Сверни с проезжей части в полу-
слепой проулок и, войдя
в костел, пустой об эту пору,
сядь на скамью и, погодя,
в ушную раковину Бога,
закрытую для шума дня,
шепни всего четыре слога:
— Прости меня.
«С проезжей части» конкретной, реальной — и метафизической, предназначенной для стоптанных суетных мыслей. «В полу» стоит на переносе, потому что проулок заворачивает, но и потому, что, повернув, внезапно попадаешь в сумерки и тишину, словно влетев с ходу в полу чьего-то плаща. «Погодя» — одновременно наречие (позже) и деепричастие (погодив). «Ушная раковина Бога» предвосхищает образность его рождественских и близких к ним стихотворений. «Ушн» и «шум» в соседних строчках — открывающаяся-закрывающаяся дверь костела. «Шепни всего четыре слога» — между тем слогов в строке в два раза больше, зато слов четыре: впечатление, что слоги намерены вдвое раздаться, слова столь же ужаться, те и другие в качестве единиц строки взаимозамещаемы. И это провоцирует дважды повторить укороченную последнюю строку:
один раз вслух и один — произнеся про себя.
Предлагаемый список последовательных действий следует убывающей энергетике: сверни — войди — сядь — погоди — шепни. И упирается в еще один глагол: прости. Но этот уже вовсе не из области материально-физической, а из сферы чувственно-моральной, сам же бездействен. Собственно говоря, его произнесение (подчеркнуто: шепотом) не имеет в виду встречного отклика, награды, вообще результата. Произнесение самодостаточно. В почти неслышном воззвании нет ни оценки момента, тем более судьбы, ни намека решить ее по справедливости, воздать отмщением за обиды, ни нотки скорби, одно желание и воля произнести.
Уравновешенность всех элементов этого восьмистишия, мотивов и средств, авторской включенности в текст и одновременно неучастия в нем, искусства и непосредственности ощущается нами не проникновением в пространство поэзии, а органичностью как бы изнутри приготовленного нам в ней жилища. Эта уравновешенность — знак высшего расцвета творчества поэта, например, Пушкина в конце 1820-х — начале 1830-х годов.
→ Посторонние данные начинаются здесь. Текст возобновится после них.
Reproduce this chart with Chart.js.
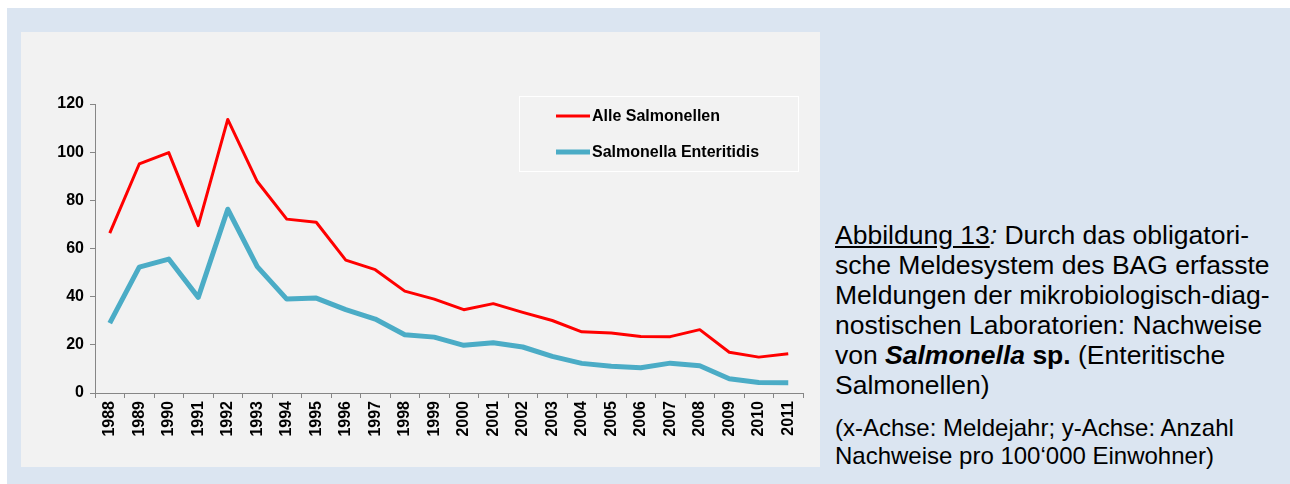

Мы и привыкли звать ее пушкинской. Восьмистишие Бродского более всего сродни этим его стихам.
Когда он умер, я позвонил Исайе Берлину в Оксфорд, сказал, что все время хочется в эти дни с ним о скончавшемся — об исчезнувшем — говорить. Первые месяцы, потом первые годы его на Западе, они тогда познакомились, каков он был, как вживался. Он ответил, что тоже хочет сейчас со мной говорить, но не об этом, а, наоборот, расспрашивая меня, какой он был «тогда, в ахматовские годы, потому что все засевалось и, стало быть, совершилось тогда, а за границей был только сбор урожая»… С тех пор прошла четверть века. Я стал о нем знать, помнить, думать и хранить изрядно больше прежнего. Покуда все, что мне открывалось, понималось, восхищало в его поэзии, в конце концов не уместилось в четыре слога: Ио-сиф Брод-ский.